Franklin Bank Corp. in Houston said Monday that its fourth-quarter earnings would be lowered by at least 40 cents a share because of two charges it is taking.
The company earned $7.9 million, or 33 cents a share, in the third quarter.
The $5.2 billion-asset parent of Franklin Bank said it would take an after-tax charge of $8.8 million, or 37 cents a share, as part of a balance-sheet restructuring that will help make its state savings bank more commercially oriented.
The company plans to reclassify $580 million of single-family loans as "held for sale," reducing that portfolio by 20%, and sell the loans this quarter.
It said it expects to recover the charge within about two years.
The company also said it added to its loan-loss reserves, which would result in a charge of $1.2 million on a pretax basis, or 3 cents a share.
After taking into account the restructuring and a planned acquisition of the $517 million-asset First National Bank of Bryan, Franklin's reserves are expected to increase by roughly 45%.
The company also said it completed due diligence on the acquisition. The $134 million deal, announced Dec. 4, is expected to close next quarter.

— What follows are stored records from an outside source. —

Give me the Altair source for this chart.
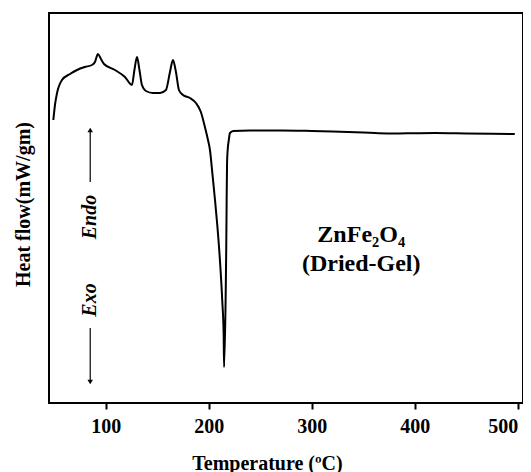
import altair as alt
import pandas as pd

# DSC curve (arbitrary heat-flow units)
temperature = [49.2, 50.8, 52.8, 57.6, 65.4, 72.2, 79.9, 86.7, 89.6, 92.5, 95.4, 98.4,
               109.0, 118.7, 125.5, 127.9, 130.4, 132.8, 135.2, 139.1, 145.9, 152.7,
               158.5, 162.4, 165.3, 168.2, 171.1, 175.0, 181.8, 187.6, 192.4, 196.3,
               199.3, 201.2, 203.7, 206.1, 208.3, 210.2, 213.1, 214.5, 214.9, 216.4,
               217.0, 217.4, 217.8, 218.4, 219.5, 220.6, 223.8, 240, 270, 300, 320,
               350, 365, 380, 400, 420, 450, 497]
heat_flow = [283, 298, 310, 323, 329, 333, 336, 338, 341, 349, 344, 339,
             333, 326, 318, 333, 346, 333, 318, 312, 310, 310,
             313, 331, 343, 331, 313, 308, 305, 300, 291, 276,
             263, 253, 228, 203, 178, 153, 103, 68, 36, 103,
             153, 203, 240, 253, 263, 270, 272, 272.5, 272.5, 272, 271.5,
             270.5, 269.8, 269.5, 269.8, 270, 269.6, 269]

df = pd.DataFrame({"T": temperature, "H": heat_flow})

x_domain = [45, 505]
y_domain = [0, 390]
x_ticks = [100, 200, 300, 400, 500]

# annotation elements
arrow_x = [85, 85]
arrow_y_from = [221, 75]
arrow_y_to = [273, 21]
arrow_shapes = ["triangle-up", "triangle-down"]
side_labels = ["Endo", "Exo"]
side_label_y = [186, 103]
sample_labels = ["ZnFe₂O₄", "(Dried-Gel)"]
sample_label_x = [348, 348]
sample_label_y = [161, 132]

xs = alt.Scale(domain=x_domain, nice=False, zero=False)
ys = alt.Scale(domain=y_domain, nice=False, zero=False)

line = alt.Chart(df).mark_line(color="black", strokeWidth=2, interpolate="monotone").encode(
    x=alt.X("T:Q", scale=xs, axis=alt.Axis(
        title="Temperature (ºC)", values=x_ticks, grid=False, domain=False,
        tickSize=6, tickWidth=2, tickColor="black", labelFontSize=20,
        labelFontWeight="bold", labelColor="black", labelPadding=7,
        labelAlign={"expr": "datum.value == 500 ? 'right' : 'center'"},
        labelFont="Liberation Serif", titleFont="Liberation Serif",
        titleFontSize=20, titleFontWeight="bold", titleColor="black",
        titleX=218, titleY=66, titleBaseline="alphabetic", titleAnchor="middle")),
    y=alt.Y("H:Q", scale=ys, axis=alt.Axis(
        title="Heat flow(mW/gm)", labels=False, ticks=False, grid=False, domain=False,
        titleFont="Liberation Serif", titleFontSize=20, titleFontWeight="bold",
        titleColor="black", titleAngle=-90, titleX=-20, titleY=191,
        titleBaseline="alphabetic", titleAlign="center")),
)

adf = pd.DataFrame({"x": arrow_x, "y1": arrow_y_from, "y2": arrow_y_to, "shape": arrow_shapes})
rules = alt.Chart(adf).mark_rule(color="black", strokeWidth=1.2).encode(
    x=alt.X("x:Q", scale=xs), y=alt.Y("y1:Q", scale=ys), y2="y2:Q")
heads = alt.Chart(adf).mark_point(filled=True, color="black", size=30, opacity=1).encode(
    x=alt.X("x:Q", scale=xs), y=alt.Y("y2:Q", scale=ys),
    shape=alt.Shape("shape:N", scale=None))

sdf = pd.DataFrame({"x": arrow_x, "y": side_label_y, "t": side_labels})
side = alt.Chart(sdf).mark_text(font="Liberation Serif", fontSize=20, fontWeight="bold",
                                fontStyle="italic", angle=270, baseline="middle",
                                align="center", color="black").encode(
    x=alt.X("x:Q", scale=xs), y=alt.Y("y:Q", scale=ys), text="t:N")

ldf = pd.DataFrame({"x": sample_label_x, "y": sample_label_y, "t": sample_labels})
labels = alt.Chart(ldf).mark_text(font="Liberation Serif", fontSize=24, fontWeight="bold",
                                  baseline="alphabetic", align="center", color="black").encode(
    x=alt.X("x:Q", scale=xs), y=alt.Y("y:Q", scale=ys), text="t:N")

chart = alt.layer(line, rules, heads, side, labels).properties(
    width=474, height=390,
    autosize=alt.AutoSizeParams(type="none"),
    padding={"left": 41, "top": 5, "right": 0, "bottom": 72},
    background="white",
).configure_view(stroke="black", strokeWidth=2)

chart.save("out.html", embed_options={"renderer": "svg", "actions": False})
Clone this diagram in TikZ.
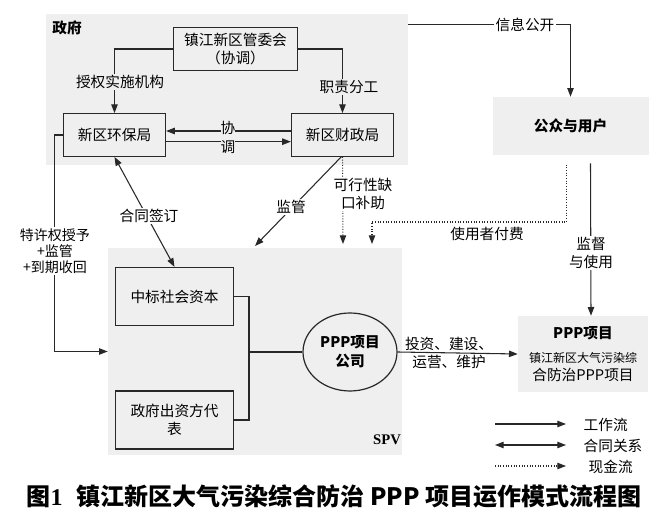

"After the sale of the single-family loans and the completion of the acquisition of the First National Bank of Bryan, we will approach our goal of having 50% of our loans in commercial and community banking loans," Anthony J. Nocella, Franklin's president and chief executive officer, said in a press release. "This transformation is significant to Franklin Bank's tangible capital ratio, earnings power, its valuation in the marketplace, and should provide higher, more stable returns for our shareholders."